Access Innovations, a leading data management firm, has partnered with AIP Publishing LLC, one of the world’s largest physical science publishers, to produce a comprehensive list of about 980,000 discrete academic authors and 33,000 institutions involved in publishing physics papers worldwide. Dating back to the early 20th century, the complete dataset contains more than 800,000 articles.
Marjorie M.K. Hlava, president of Access Innovations, said the project provides a basis for reliable, accurate retrieval of records by author name.
Access Innovations used the peripheral metadata about each author in a sophisticated disambiguation process taking into account dates, affiliations, and subject areas to determine which authors were duplicated with variations. The data was then subjected to human editorial review to refine the process.
Each author or affiliation record includes a full list of the available DOIs (digital object identifiers) for every article from that source in the AIP collection. The result is a database of publishing physicists complete with a record of affiliations, areas of expertise, papers published, and co-authors.
The original list of 5.5 million potential names resulted in about 980,000 unique author records. “The first challenge was to figure out who was who,” noted Bob Kasenchak, project manager for Access Innovations. “I’m sure you can imagine just how many people named ‘Robert Smith’ have published an article in a physics journal in the past 100 years. We found over 6,000 authors with the surname “Wang.” In addition, one journal might only use an author’s first initial. Another journal may include an author’s middle initial. We used all of the information and resources available to us in order to better determine unique identities.”
“Because we were able to add subject information and keywords from each individual author’s article, we’re able to create conceptual profiles of an author’s area of expertise,” Hlava explained. “This project is not only a vast improvement to the interconnectivity of the physics publishing community, but it will also better facilitate networking among colleagues.”
Institution records also underwent the same rigorous disambiguation process. From the original set of more than 800,000 articles, about 33,000 universities, laboratories, and other research institutions emerged. “Not only are there many ways of writing ‘Oxford University,’ we also had to contend with colleges that merged, disappeared, or changed names, or which are expressed in languages other than English — as well as those institutions in countries that no longer exist,” Kasenchak explained. “For example, South China Normal University used to be called Guangdong Teacher’s College, and before that, it was known as the Education College of Xiangqin.”
“This project, when incorporated into AIP Publishing’s Scitation platform, will improve the interconnectivity among publishing physicists around the globe,” said Evan Owens, CIO, AIP Publishing. “The next step is to have our users utilize the profiles that have been created and provide feedback that will help us identify areas where additional refinements to the process are needed.”
Founded in 1978, Access Innovations has extensive experience with Internet technology applications, master data management, database creation, thesaurus/taxonomy creation, and semantic integration. The Access Innovations Data Harmony software includes automatic indexing, thesaurus management, an XML Intranet System (XIS), and metadata extraction for content creation developed to meet production environment needs. Data Harmony is used by publishers, governments, and corporate clients throughout the world.

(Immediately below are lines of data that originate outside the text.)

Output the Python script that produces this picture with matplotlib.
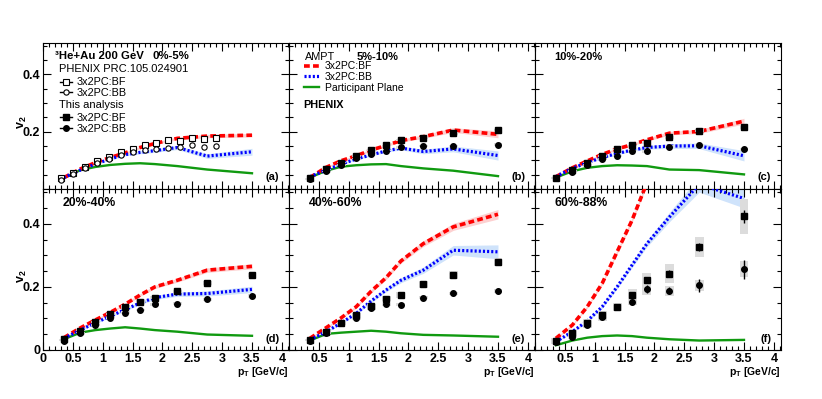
# v2 vs pT in 3He+Au, six centrality panels (AMPT vs PHENIX)
import numpy as np
import matplotlib
matplotlib.use("Agg")
import matplotlib.pyplot as plt
from matplotlib.lines import Line2D
from matplotlib.ticker import MultipleLocator, FuncFormatter

plt.rcParams['font.family'] = ['Liberation Sans', 'DejaVu Sans']
plt.rcParams['mathtext.fontset'] = 'custom'
plt.rcParams['mathtext.rm'] = 'Liberation Sans'
plt.rcParams['mathtext.bf'] = 'Liberation Sans:bold'
plt.rcParams['mathtext.it'] = 'Liberation Sans:italic'

# pT bins used for this analysis and the AMPT curves
pt = [0.35, 0.625, 0.875, 1.125, 1.375, 1.625, 1.875, 2.25, 2.75, 3.5]

# published PHENIX points (panel a only)
pt_phx = [0.3, 0.5, 0.7, 0.9, 1.1, 1.3, 1.5, 1.7, 1.9, 2.1, 2.3, 2.5, 2.7, 2.9]
phx_bf = [0.037, 0.057, 0.078, 0.099, 0.113, 0.129, 0.138, 0.155, 0.161, 0.171, 0.166, 0.179, 0.176, 0.179]
phx_bb = [0.033, 0.053, 0.074, 0.091, 0.106, 0.118, 0.129, 0.137, 0.140, 0.143, 0.146, 0.152, 0.146, 0.149]

centrality = ["0%-5%", "5%-10%", "10%-20%", "20%-40%", "40%-60%", "60%-88%"]
tags = ["(a)", "(b)", "(c)", "(d)", "(e)", "(f)"]

# AMPT 3x2PC:BF (red), 3x2PC:BB (blue), participant plane (green)
ampt_bf = [
    [0.040, 0.070, 0.092, 0.110, 0.126, 0.145, 0.159, 0.177, 0.185, 0.188],
    [0.040, 0.076, 0.099, 0.116, 0.136, 0.152, 0.169, 0.183, 0.206, 0.191],
    [0.043, 0.074, 0.098, 0.121, 0.140, 0.155, 0.172, 0.195, 0.201, 0.237],
    [0.039, 0.070, 0.095, 0.119, 0.145, 0.174, 0.200, 0.221, 0.253, 0.265],
    [0.037, 0.071, 0.102, 0.137, 0.186, 0.229, 0.282, 0.337, 0.390, 0.430],
    [0.037, 0.079, 0.137, 0.211, 0.311, 0.411, 0.530, 0.680, 0.850, 0.950],
]
ampt_bf_err = [
    [0.002, 0.002, 0.002, 0.003, 0.003, 0.004, 0.004, 0.005, 0.006, 0.006],
    [0.002, 0.002, 0.003, 0.003, 0.004, 0.004, 0.005, 0.006, 0.008, 0.012],
    [0.002, 0.002, 0.003, 0.003, 0.004, 0.004, 0.005, 0.006, 0.007, 0.010],
    [0.002, 0.002, 0.003, 0.003, 0.004, 0.004, 0.005, 0.006, 0.007, 0.008],
    [0.002, 0.003, 0.003, 0.004, 0.005, 0.006, 0.007, 0.009, 0.011, 0.015],
    [0.002, 0.003, 0.004, 0.005, 0.006, 0.007, 0.008, 0.009, 0.010, 0.010],
]
ampt_bb = [
    [0.040, 0.066, 0.087, 0.105, 0.120, 0.128, 0.134, 0.145, 0.115, 0.130],
    [0.043, 0.066, 0.087, 0.105, 0.119, 0.133, 0.143, 0.131, 0.140, 0.117],
    [0.043, 0.072, 0.092, 0.110, 0.124, 0.136, 0.145, 0.150, 0.151, 0.116],
    [0.037, 0.063, 0.086, 0.107, 0.128, 0.149, 0.166, 0.177, 0.179, 0.192],
    [0.032, 0.058, 0.086, 0.116, 0.155, 0.190, 0.221, 0.253, 0.316, 0.311],
    [0.026, 0.058, 0.092, 0.137, 0.200, 0.269, 0.337, 0.421, 0.525, 0.480],
]
ampt_bb_err = [
    [0.002, 0.002, 0.003, 0.003, 0.004, 0.005, 0.006, 0.007, 0.008, 0.012],
    [0.002, 0.002, 0.003, 0.003, 0.004, 0.005, 0.006, 0.008, 0.010, 0.016],
    [0.002, 0.002, 0.003, 0.003, 0.004, 0.005, 0.006, 0.008, 0.010, 0.018],
    [0.002, 0.002, 0.003, 0.003, 0.004, 0.005, 0.006, 0.007, 0.008, 0.010],
    [0.002, 0.003, 0.003, 0.004, 0.005, 0.006, 0.008, 0.010, 0.015, 0.022],
    [0.002, 0.003, 0.004, 0.005, 0.006, 0.008, 0.010, 0.015, 0.025, 0.030],
]
ampt_pp = [
    [0.038, 0.066, 0.077, 0.084, 0.088, 0.090, 0.087, 0.080, 0.068, 0.055],
    [0.040, 0.064, 0.078, 0.083, 0.086, 0.087, 0.080, 0.072, 0.064, 0.045],
    [0.040, 0.062, 0.074, 0.080, 0.083, 0.082, 0.080, 0.068, 0.066, 0.051],
    [0.034, 0.055, 0.063, 0.068, 0.072, 0.068, 0.063, 0.058, 0.049, 0.045],
    [0.030, 0.051, 0.055, 0.058, 0.061, 0.058, 0.053, 0.048, 0.046, 0.042],
    [0.015, 0.030, 0.039, 0.044, 0.046, 0.044, 0.039, 0.034, 0.030, 0.032],
]

# this analysis, panels b-f (index 0 = panel b)
data_bf = [
    [0.037, 0.069, 0.092, 0.115, 0.136, 0.152, 0.171, 0.178, 0.194, 0.206],
    [0.040, 0.065, 0.092, 0.115, 0.138, 0.152, 0.162, 0.180, 0.203, 0.215],
    [0.034, 0.061, 0.090, 0.114, 0.137, 0.153, 0.166, 0.186, 0.211, 0.237],
    [0.032, 0.058, 0.084, 0.111, 0.140, 0.163, 0.174, 0.208, 0.237, 0.278],
    [0.028, 0.053, 0.086, 0.111, 0.137, 0.174, 0.221, 0.242, 0.327, 0.423],
]
data_bb = [
    [0.035, 0.062, 0.084, 0.107, 0.122, 0.134, 0.145, 0.150, 0.150, 0.154],
    [0.037, 0.060, 0.084, 0.105, 0.115, 0.134, 0.131, 0.148, 0.153, 0.139],
    [0.030, 0.055, 0.079, 0.100, 0.118, 0.126, 0.145, 0.147, 0.160, 0.171],
    [0.030, 0.055, 0.084, 0.100, 0.132, 0.145, 0.144, 0.166, 0.179, 0.187],
    [0.026, 0.042, 0.079, 0.103, 0.135, 0.153, 0.193, 0.188, 0.205, 0.256],
]
stat_bf = [
    [0.001, 0.001, 0.001, 0.001, 0.002, 0.002, 0.002, 0.002, 0.003, 0.003],
    [0.001, 0.001, 0.001, 0.001, 0.002, 0.002, 0.002, 0.002, 0.003, 0.003],
    [0.001, 0.001, 0.001, 0.002, 0.002, 0.002, 0.002, 0.003, 0.003, 0.004],
    [0.002, 0.002, 0.002, 0.002, 0.003, 0.003, 0.003, 0.004, 0.005, 0.008],
    [0.003, 0.004, 0.005, 0.006, 0.007, 0.008, 0.010, 0.012, 0.013, 0.020],
]
stat_bb = [
    [0.001, 0.001, 0.001, 0.001, 0.002, 0.002, 0.002, 0.002, 0.003, 0.003],
    [0.001, 0.001, 0.001, 0.002, 0.002, 0.002, 0.002, 0.003, 0.003, 0.004],
    [0.001, 0.001, 0.002, 0.002, 0.002, 0.002, 0.003, 0.003, 0.003, 0.004],
    [0.002, 0.002, 0.002, 0.003, 0.003, 0.003, 0.004, 0.004, 0.007, 0.010],
    [0.003, 0.004, 0.005, 0.006, 0.007, 0.009, 0.012, 0.012, 0.020, 0.030],
]
sys_bf = [
    [0.002, 0.002, 0.002, 0.003, 0.003, 0.003, 0.004, 0.004, 0.005, 0.005],
    [0.002, 0.002, 0.002, 0.003, 0.003, 0.003, 0.004, 0.004, 0.005, 0.005],
    [0.002, 0.002, 0.003, 0.003, 0.004, 0.004, 0.005, 0.005, 0.006, 0.007],
    [0.003, 0.004, 0.005, 0.006, 0.007, 0.008, 0.009, 0.011, 0.012, 0.013],
    [0.010, 0.010, 0.012, 0.012, 0.012, 0.020, 0.022, 0.030, 0.032, 0.054],
]
sys_bb = [
    [0.002, 0.002, 0.002, 0.003, 0.003, 0.003, 0.004, 0.004, 0.005, 0.005],
    [0.002, 0.002, 0.002, 0.003, 0.003, 0.003, 0.004, 0.004, 0.005, 0.005],
    [0.002, 0.002, 0.003, 0.003, 0.004, 0.004, 0.005, 0.005, 0.006, 0.007],
    [0.003, 0.003, 0.004, 0.004, 0.005, 0.005, 0.006, 0.006, 0.006, 0.007],
    [0.008, 0.008, 0.010, 0.010, 0.010, 0.012, 0.018, 0.016, 0.017, 0.025],
]

RED = '#ff0000'
BLUE = '#0000ff'
GREEN = '#109a10'
RED_BAND = '#fdd0d0'
BLUE_BAND = '#cfe3fb'
BOX = '#dcdcdc'

W, H = 822, 399
fig = plt.figure(figsize=(W / 100, H / 100), dpi=100)

# pixel layout of the 2x3 pad grid
left, panel_w = 43, 246
row_top = [43, 189]
row_h = [146, 161]
label_size = [8, 8.8]

fmt = FuncFormatter(lambda v, p: f"{v:g}")
axes = []
for i in range(6):
    row, col = divmod(i, 3)
    x0 = left + col * panel_w
    ax = fig.add_axes([x0 / W, 1 - (row_top[row] + row_h[row]) / H,
                       panel_w / W, row_h[row] / H])
    axes.append(ax)

    ax.set_xlim(0, 4.12)
    ax.set_ylim(0, 0.51)
    ax.xaxis.set_major_locator(MultipleLocator(0.5))
    ax.xaxis.set_minor_locator(MultipleLocator(0.1))
    ax.yaxis.set_major_locator(MultipleLocator(0.2))
    ax.yaxis.set_minor_locator(MultipleLocator(0.05))
    ax.tick_params(which='both', direction='in', top=True, right=True,
                   width=0.8, labelsize=9, pad=2)
    ax.tick_params(which='major', length=5.5)
    ax.tick_params(which='minor', length=3)
    ax.xaxis.set_major_formatter(fmt)
    ax.yaxis.set_major_formatter(fmt)

    if row == 0:
        ax.tick_params(labelbottom=False)
    else:
        ax.set_xlabel(r"$\mathbf{p_T}$ [GeV/c]", loc='right', fontsize=7.5,
                      fontweight='bold', labelpad=0)
        if col > 0:
            ax.xaxis.set_major_formatter(FuncFormatter(lambda v, p: "" if v == 0 else f"{v:g}"))
    if col > 0:
        ax.tick_params(labelleft=False)
    else:
        ax.set_ylabel(r"$\mathbf{v_2}$", fontsize=9)
        ax.yaxis.set_label_coords(-0.057, 0.46)
        if row == 0:
            ax.yaxis.set_major_formatter(FuncFormatter(lambda v, p: "" if v == 0 else f"{v:g}"))
    for lab in ax.get_xticklabels() + ax.get_yticklabels():
        lab.set_fontweight('bold')

    # AMPT curves with their bands
    bf = np.array(ampt_bf[i])
    bb = np.array(ampt_bb[i])
    ax.fill_between(pt, bf - ampt_bf_err[i], bf + ampt_bf_err[i], color=RED_BAND, lw=0, zorder=1)
    ax.fill_between(pt, bb - ampt_bb_err[i], bb + ampt_bb_err[i], color=BLUE_BAND, lw=0, zorder=1)
    ax.plot(pt, ampt_pp[i], color=GREEN, lw=1.7, zorder=2)
    ax.plot(pt, bf, color=RED, lw=2.6, dashes=(1.6, 0.9), zorder=3)
    ax.plot(pt, bb, color=BLUE, lw=2.3, dashes=(0.65, 0.65), zorder=3)

    if i == 0:
        ax.plot(pt_phx, phx_bf, ls='none', marker='s', ms=4, mfc='white', mec='black', mew=0.8, zorder=5)
        ax.plot(pt_phx, phx_bb, ls='none', marker='o', ms=3.8, mfc='white', mec='black', mew=0.8, zorder=5)
    else:
        k = i - 1
        bfd = np.array(data_bf[k])
        bbd = np.array(data_bb[k])
        ax.bar(pt, 2 * np.array(sys_bf[k]), bottom=bfd - sys_bf[k], width=0.15, color=BOX, zorder=4)
        ax.bar(pt, 2 * np.array(sys_bb[k]), bottom=bbd - sys_bb[k], width=0.15, color=BOX, zorder=4)
        ax.errorbar(pt, bfd, yerr=stat_bf[k], fmt='s', ms=4.3, color='black', elinewidth=1, capsize=0, zorder=5)
        ax.errorbar(pt, bbd, yerr=stat_bb[k], fmt='o', ms=4, color='black', elinewidth=1, capsize=0, zorder=5)

    # centrality and panel tag
    ty = 0.08 if row == 0 else 0.07
    ax.text(0.96, ty, tags[i], transform=ax.transAxes, ha='right', va='center',
            fontsize=8, fontweight='bold')
    if i >= 2:
        ax.text(0.08, 1 - 14 / row_h[row], centrality[i], transform=ax.transAxes,
                ha='left', va='center', fontsize=label_size[row], fontweight='bold')

# panel (a) header and legend
ax = axes[0]
ax.text(0.049, 0.911, "³He+Au 200 GeV", transform=ax.transAxes, ha='left', va='center',
        fontsize=8.2, fontweight='bold')
ax.text(0.445, 0.911, centrality[0], transform=ax.transAxes, ha='left', va='center',
        fontsize=8.2, fontweight='bold')
ax.text(0.065, 0.82, "PHENIX PRC.105.024901", transform=ax.transAxes, ha='left', va='center',
        fontsize=8)
ax.text(0.065, 0.575, "This analysis", transform=ax.transAxes, ha='left', va='center',
        fontsize=8)
h_open = [Line2D([], [], color='black', lw=1, marker='s', ms=4, mfc='white', mew=0.8),
          Line2D([], [], color='black', lw=1, marker='o', ms=3.8, mfc='white', mew=0.8)]
h_full = [Line2D([], [], color='black', lw=1, marker='s', ms=4.3),
          Line2D([], [], color='black', lw=1, marker='o', ms=4)]
leg_opts = dict(loc='upper left', frameon=False, fontsize=7.8, handlelength=1.1,
                handletextpad=0.45, labelspacing=0.05, borderpad=0, borderaxespad=0)
leg1 = ax.legend(h_open, ["3x2PC:BF", "3x2PC:BB"], bbox_to_anchor=(0.07, 0.765), **leg_opts)
ax.add_artist(leg1)
ax.legend(h_full, ["3x2PC:BF", "3x2PC:BB"], bbox_to_anchor=(0.07, 0.52), **leg_opts)

# panel (b) AMPT legend
ax = axes[1]
ax.text(0.065, 0.906, "AMPT", transform=ax.transAxes, ha='left', va='center', fontsize=7.8)
ax.text(0.276, 0.906, centrality[1], transform=ax.transAxes, ha='left', va='center',
        fontsize=8, fontweight='bold')
ax.text(0.057, 0.575, "PHENIX", transform=ax.transAxes, ha='left', va='center',
        fontsize=7.8, fontweight='bold')
h_ampt = [Line2D([], [], color=RED, lw=2.6, dashes=(1.6, 0.9)),
          Line2D([], [], color=BLUE, lw=2.3, dashes=(0.65, 0.65)),
          Line2D([], [], color=GREEN, lw=1.7)]
ax.legend(h_ampt, ["3x2PC:BF", "3x2PC:BB", "Participant Plane"], loc='upper left',
          bbox_to_anchor=(0.06, 0.875), frameon=False, fontsize=7.5, handlelength=1.5,
          handletextpad=0.5, labelspacing=0.08, borderpad=0, borderaxespad=0)

fig.savefig("out.png", dpi=100)
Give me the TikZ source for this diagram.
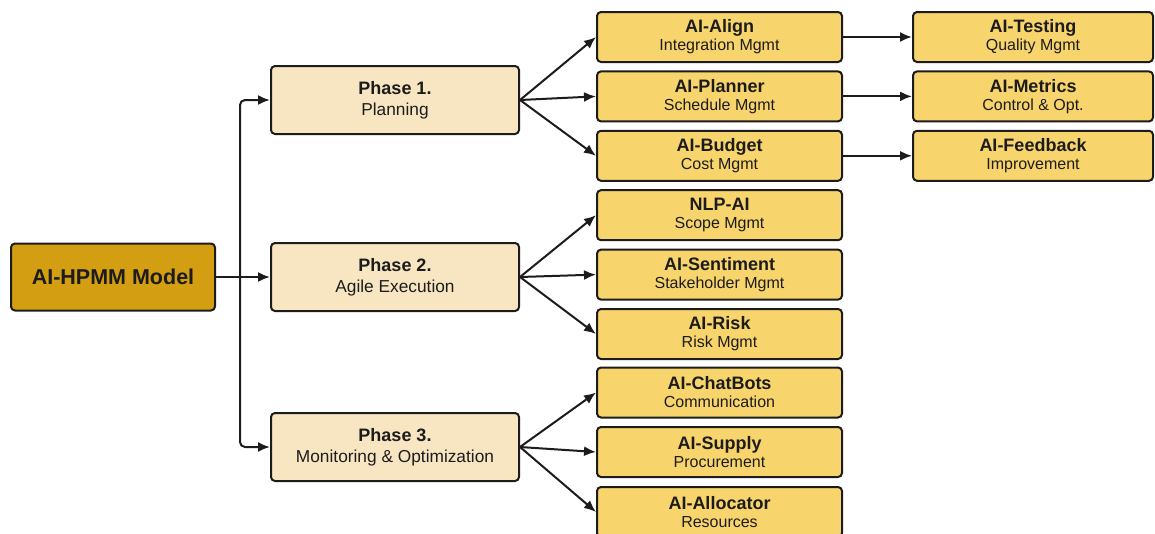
\documentclass[tikz,border=0pt]{standalone}
\usepackage{fontspec}
\setmainfont{Liberation Sans}
\usetikzlibrary{arrows.meta}
\definecolor{rootfill}{HTML}{D39E12}
\definecolor{phasefill}{HTML}{F8E6C3}
\definecolor{modfill}{HTML}{F8D46C}
\definecolor{ink}{HTML}{1C1C1C}
\newcommand\modtxt[2]{{\fontsize{18}{18}\selectfont\bfseries #1}\\#2}
\newcommand\phtxt[2]{{\fontsize{18}{21}\selectfont\bfseries #1}\\#2}
\tikzset{
  box/.style={draw=ink, line width=2pt, rounded corners=4pt, align=center, text=ink, inner sep=0pt},
  rootbox/.style={box, fill=rootfill, minimum width=204pt, minimum height=67pt, font=\fontsize{21.5}{24}\selectfont\bfseries},
  phasebox/.style={box, fill=phasefill, minimum width=248pt, minimum height=68pt, font=\fontsize{17.3}{21}\selectfont},
  modbox/.style={box, fill=modfill, minimum width=245pt, minimum height=50pt, font=\fontsize{16}{18}\selectfont},
  modboxb/.style={modbox, minimum width=240pt},
  arr/.style={draw=ink, line width=2pt, -{Latex[length=12pt,width=10pt]}},
}
\begin{document}
\begin{tikzpicture}[x=1pt,y=-1pt]
\fill[white] (0,0) rectangle (1155,533);
\useasboundingbox (0,0) rectangle (1155,533);
% root
\node[rootbox] (root) at (113,277) {AI-HPMM Model};
% phases
\node[phasebox] (p1) at (395,100) {\phtxt{Phase 1.}{Planning}};
\node[phasebox] (p2) at (395,277) {\phtxt{Phase 2.}{Agile Execution}};
\node[phasebox] (p3) at (395,447) {\phtxt{Phase 3.}{Monitoring \& Optimization}};
% modules column 1
\node[modbox] (m1) at (719.5,37)    {\modtxt{AI-Align}{Integration Mgmt}};
\node[modbox] (m2) at (719.5,96.4)  {\modtxt{AI-Planner}{Schedule Mgmt}};
\node[modbox] (m3) at (719.5,155.8) {\modtxt{AI-Budget}{Cost Mgmt}};
\node[modbox] (m4) at (719.5,215.2) {\modtxt{NLP-AI}{Scope Mgmt}};
\node[modbox] (m5) at (719.5,274.6) {\modtxt{AI-Sentiment}{Stakeholder Mgmt}};
\node[modbox] (m6) at (719.5,334)   {\modtxt{AI-Risk}{Risk Mgmt}};
\node[modbox] (m7) at (719.5,392.5) {\modtxt{AI-ChatBots}{Communication}};
\node[modbox] (m8) at (719.5,452)   {\modtxt{AI-Supply}{Procurement}};
\node[modbox] (m9) at (719.5,512)   {\modtxt{AI-Allocator}{Resources}};
% modules column 2
\node[modboxb] (n1) at (1033,37)    {\modtxt{AI-Testing}{Quality Mgmt}};
\node[modboxb] (n2) at (1033,96.4)  {\modtxt{AI-Metrics}{Control \& Opt.}};
\node[modboxb] (n3) at (1033,155.8) {\modtxt{AI-Feedback}{Improvement}};
% trunk
\coordinate (tr) at (240,277);
\draw[arr] (root) -- (p2);
\draw[arr, rounded corners=5pt] (tr) |- (p1.west);
\draw[arr, rounded corners=5pt] (tr) |- (p3.west);
% fans
\foreach \p/\a/\b/\c in {p1/m1/m2/m3, p2/m4/m5/m6, p3/m7/m8/m9}{
  \draw[arr] (\p.east) -- (\a.west);
  \draw[arr] (\p.east) -- (\b.west);
  \draw[arr] (\p.east) -- (\c.west);
}
\draw[arr] (m1) -- (n1);
\draw[arr] (m2) -- (n2);
\draw[arr] (m3) -- (n3);
\end{tikzpicture}
\end{document}
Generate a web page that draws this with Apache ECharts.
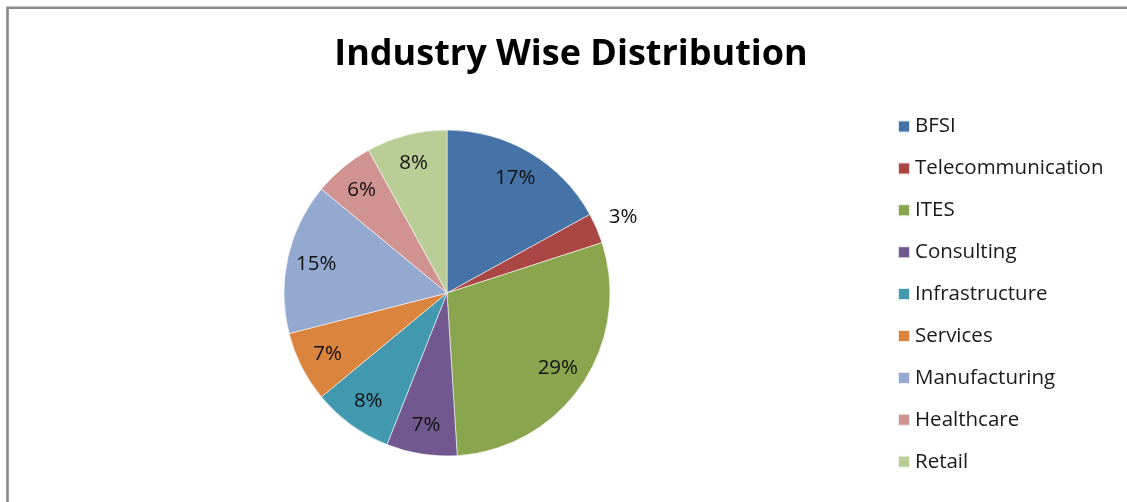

About AIP Publishing – http://journals.aip.org
AIP Publishing LLC is a scholarly publisher in the physical and related sciences, providing the global science community with a comprehensive collection of highly cited peer reviewed scientific information. Accessed by researchers at nearly 4,000 institutions worldwide, AIP Publishing’s portfolio of 17 journals includes prestigious titles such as Applied Physics Letters, Journal of Applied Physics and The Journal of Chemical Physics, and the AIP Conference Proceedings. AIP Publishing LLC is a wholly-owned subsidiary of the American Institute of Physics, and publishes on behalf of several of AIP’s Member Societies and other publishing partners.